## [STATED PROBLEM]
Write the lines out again, from the top of the material to the line containing "ctx.lineCap = 'butt';", pictures excluded.
[begin GIVEN DATA]
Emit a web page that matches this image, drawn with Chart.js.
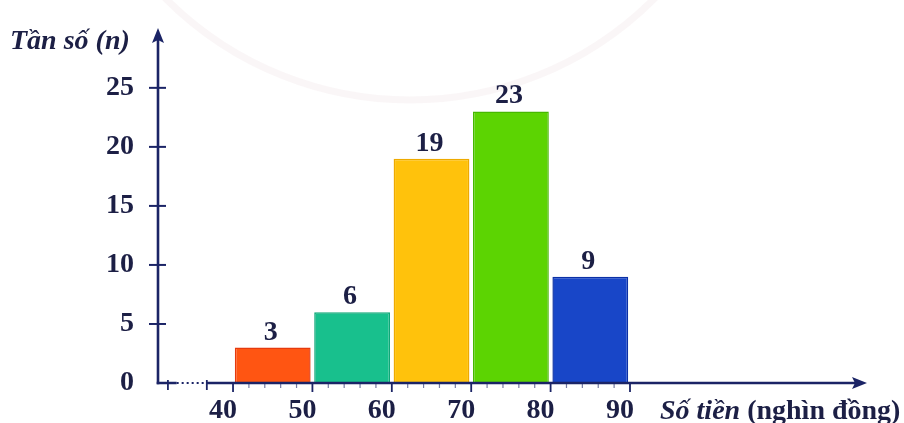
<!DOCTYPE html>
<html>
<head>
<meta charset="utf-8">
<script src="https://cdn.jsdelivr.net/npm/chart.js@4.4.1/dist/chart.umd.min.js"></script>
<style>
  html, body { margin: 0; padding: 0; background: #ffffff; }
  #wrap { position: relative; width: 904px; height: 423px; }
</style>
</head>
<body>
<div id="wrap"><canvas id="c" width="904" height="423"></canvas></div>
<script>
// Class intervals (lower bounds, width 10) and their frequencies
const classStarts = [40, 50, 60, 70, 80];
const classWidth = 10;
const frequencies = [3, 6, 19, 23, 9];
const xTickValues = [40, 50, 60, 70, 80, 90];
const yTickValues = [0, 5, 10, 15, 20, 25];

const fillColors   = ['#ff5512', '#18c08d', '#ffc20c', '#5cd402', '#1846c8'];
const borderColors = ['#e63a0e', '#0ea878', '#eeaa00', '#46b800', '#0b30a6'];

const AXIS = '#1b2466';
const TEXT = '#1c1f45';
const SERIF = '"Liberation Serif", "DejaVu Serif", serif';

const points = classStarts.map((s, i) => ({ x: s + classWidth / 2, y: frequencies[i] }));

// Keep the plot area fixed: no extra room for label overhang
function fixedFit(size) {
  return axis => {
    if (size.width !== undefined) axis.width = size.width;
    if (size.height !== undefined) axis.height = size.height;
    axis.paddingTop = 0;
    axis.paddingBottom = 0;
    axis.paddingLeft = 0;
    axis.paddingRight = 0;
  };
}

// Hand-drawn style axes: arrows, tick marks and the broken segment near the origin
const axesPlugin = {
  id: 'arrowAxes',
  beforeDraw(chart) {
    const ctx = chart.ctx;
    // faint background ring
    ctx.save();
    ctx.strokeStyle = 'rgba(238, 222, 228, 0.28)';
    ctx.lineWidth = 7;
    ctx.beginPath();
    ctx.arc(410, -245, 345, 0, Math.PI);
    ctx.stroke();
    ctx.restore();
  },
  afterDatasetsDraw(chart) {
    const ctx = chart.ctx;
    const xs = chart.scales.x, ys = chart.scales.y;
    const ox = xs.left, oy = ys.getPixelForValue(0);
    const top = ys.top, right = xs.right;
    ctx.save();
    ctx.strokeStyle = AXIS;
    ctx.fillStyle = AXIS;
    ctx.lineCap = 'butt';

    // y axis line + arrow
    ctx.lineWidth = 2.6;
    ctx.beginPath();
    ctx.moveTo(ox, oy + 1.3);
    ctx.lineTo(ox, top + 10);
    ctx.stroke();
    ctx.beginPath();
    ctx.moveTo(ox, top - 2);
    ctx.lineTo(ox - 6, top + 13);
    ctx.lineTo(ox, top + 10);
    ctx.lineTo(ox + 6, top + 13);
    ctx.closePath();
    ctx.fill();

    // y tick marks
    ctx.lineWidth = 2;
    yTickValues.slice(1).forEach(v => {
      const py = ys.getPixelForValue(v);
      ctx.beginPath();
      ctx.moveTo(ox - 9, py);
      ctx.lineTo(ox + 8, py);
      ctx.stroke();
    });

    // x axis: solid start, dotted break, then solid to the arrow
    const b0 = xs.getPixelForValue(32.9), b1 = xs.getPixelForValue(36.7);
    ctx.lineWidth = 2.6;
    ctx.beginPath();
    ctx.moveTo(ox - 1.3, oy);
    ctx.lineTo(b0, oy);
    ctx.moveTo(b1, oy);
    ctx.lineTo(right - 10, oy);
    ctx.stroke();
    ctx.lineWidth = 2;
    ctx.setLineDash([2, 3]);
    ctx.beginPath();
    ctx.moveTo(b0, oy);
    ctx.lineTo(b1, oy);
    ctx.stroke();
    ctx.setLineDash([]);
    ctx.beginPath();
    ctx.moveTo(right + 2, oy);
    ctx.lineTo(right - 13, oy - 6);
    ctx.lineTo(right - 10, oy);
    ctx.lineTo(right - 13, oy + 6);
    ctx.closePath();
    ctx.fill();

    // break-marker ticks
    ctx.lineWidth = 1.8;
    [31.8, 36.7].forEach(v => {
      const px = xs.getPixelForValue(v);
      ctx.beginPath();
      ctx.moveTo(px, oy - 3);
      ctx.lineTo(px, oy + 7);
      ctx.stroke();
    });

    // minor ticks every 2 units
    ctx.lineWidth = 1.2;
    ctx.strokeStyle = 'rgba(27, 36, 102, 0.6)';
    for (let v = xTickValues[0]; v < xTickValues[xTickValues.length - 1]; v += 2) {
      if (v % 10 === 0) continue;
      const px = xs.getPixelForValue(v);
      ctx.beginPath();
      ctx.moveTo(px, oy);
      ctx.lineTo(px, oy + 5);
      ctx.stroke();
    }
    // major ticks
    ctx.strokeStyle = AXIS;
    ctx.lineWidth = 1.8;
    xTickValues.forEach(v => {
      const px = xs.getPixelForValue(v);
      ctx.beginPath();
      ctx.moveTo(px, oy);
      ctx.lineTo(px, oy + 9);
      ctx.stroke();
    });

    // value labels above the bars
    const meta = chart.getDatasetMeta(0);
    ctx.fillStyle = TEXT;
    ctx.font = 'bold 28px ' + SERIF;
    ctx.textAlign = 'center';
    ctx.textBaseline = 'alphabetic';
    meta.data.forEach((bar, i) => {
      ctx.fillText(String(frequencies[i]), bar.x - 2, bar.y - 8);
    });

    // axis titles
    ctx.textAlign = 'left';
    ctx.font = 'italic bold 28px ' + SERIF;
    ctx.fillText('Tần số (n)', 10, 49);

    const tx = 660, ty = 419;
    ctx.font = 'italic bold 28px ' + SERIF;
    const part1 = 'Số tiền ';
    ctx.fillText(part1, tx, ty);
    const w1 = ctx.measureText(part1).width;
    ctx.font = 'bold 28px ' + SERIF;
    ctx.fillText('(nghìn đồng)', tx + w1, ty);
    ctx.restore();
  }
};

new Chart(document.getElementById('c'), {
  type: 'bar',
  data: {
    datasets: [{
      data: points,
      backgroundColor: fillColors,
      borderColor: borderColors,
      borderWidth: 1.5,
      borderSkipped: 'bottom',
      barPercentage: 0.955,
      categoryPercentage: 1
    }]
  },
  options: {
    responsive: false,
    animation: false,
    events: [],
    layout: { padding: { left: 0, right: 39, top: 30, bottom: 0 } },
    plugins: { legend: { display: false }, tooltip: { enabled: false } },
    scales: {
      x: {
        type: 'linear',
        offset: false,
        min: 30.55,
        max: 119.6,
        grid: { display: false, drawTicks: false },
        border: { display: false },
        afterBuildTicks: axis => { axis.ticks = xTickValues.map(v => ({ value: v })); },
        afterFit: fixedFit({ height: 40 }),
        ticks: {
          autoSkip: false,
          maxRotation: 0,
          padding: 11,
          labelOffset: -10,
          color: TEXT,
          font: { family: SERIF, size: 28, weight: 'bold' },
          callback: v => String(v)
        }
      },
      y: {
        min: 0,
        max: 29.9,
        grid: { display: false, drawTicks: false },
        border: { display: false },
        afterBuildTicks: axis => { axis.ticks = yTickValues.map(v => ({ value: v })); },
        afterFit: fixedFit({ width: 158 }),
        ticks: {
          padding: 24,
          color: TEXT,
          font: { family: SERIF, size: 28, weight: 'bold' },
          callback: v => String(v)
        }
      }
    }
  },
  plugins: [axesPlugin]
});
</script>
</body>
</html>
[end GIVEN DATA]
## [SOLVED EXERCISE]
Emit a web page that matches this image, drawn with Chart.js.
<!DOCTYPE html>
<html>
<head>
<meta charset="utf-8">
<script src="https://cdn.jsdelivr.net/npm/chart.js@4.4.1/dist/chart.umd.min.js"></script>
<style>
  html, body { margin: 0; padding: 0; background: #ffffff; }
  #wrap { position: relative; width: 904px; height: 423px; }
</style>
</head>
<body>
<div id="wrap"><canvas id="c" width="904" height="423"></canvas></div>
<script>
// Class intervals (lower bounds, width 10) and their frequencies
const classStarts = [40, 50, 60, 70, 80];
const classWidth = 10;
const frequencies = [3, 6, 19, 23, 9];
const xTickValues = [40, 50, 60, 70, 80, 90];
const yTickValues = [0, 5, 10, 15, 20, 25];

const fillColors   = ['#ff5512', '#18c08d', '#ffc20c', '#5cd402', '#1846c8'];
const borderColors = ['#e63a0e', '#0ea878', '#eeaa00', '#46b800', '#0b30a6'];

const AXIS = '#1b2466';
const TEXT = '#1c1f45';
const SERIF = '"Liberation Serif", "DejaVu Serif", serif';

const points = classStarts.map((s, i) => ({ x: s + classWidth / 2, y: frequencies[i] }));

// Keep the plot area fixed: no extra room for label overhang
function fixedFit(size) {
  return axis => {
    if (size.width !== undefined) axis.width = size.width;
    if (size.height !== undefined) axis.height = size.height;
    axis.paddingTop = 0;
    axis.paddingBottom = 0;
    axis.paddingLeft = 0;
    axis.paddingRight = 0;
  };
}

// Hand-drawn style axes: arrows, tick marks and the broken segment near the origin
const axesPlugin = {
  id: 'arrowAxes',
  beforeDraw(chart) {
    const ctx = chart.ctx;
    // faint background ring
    ctx.save();
    ctx.strokeStyle = 'rgba(238, 222, 228, 0.28)';
    ctx.lineWidth = 7;
    ctx.beginPath();
    ctx.arc(410, -245, 345, 0, Math.PI);
    ctx.stroke();
    ctx.restore();
  },
  afterDatasetsDraw(chart) {
    const ctx = chart.ctx;
    const xs = chart.scales.x, ys = chart.scales.y;
    const ox = xs.left, oy = ys.getPixelForValue(0);
    const top = ys.top, right = xs.right;
    ctx.save();
    ctx.strokeStyle = AXIS;
    ctx.fillStyle = AXIS;
    ctx.lineCap = 'butt';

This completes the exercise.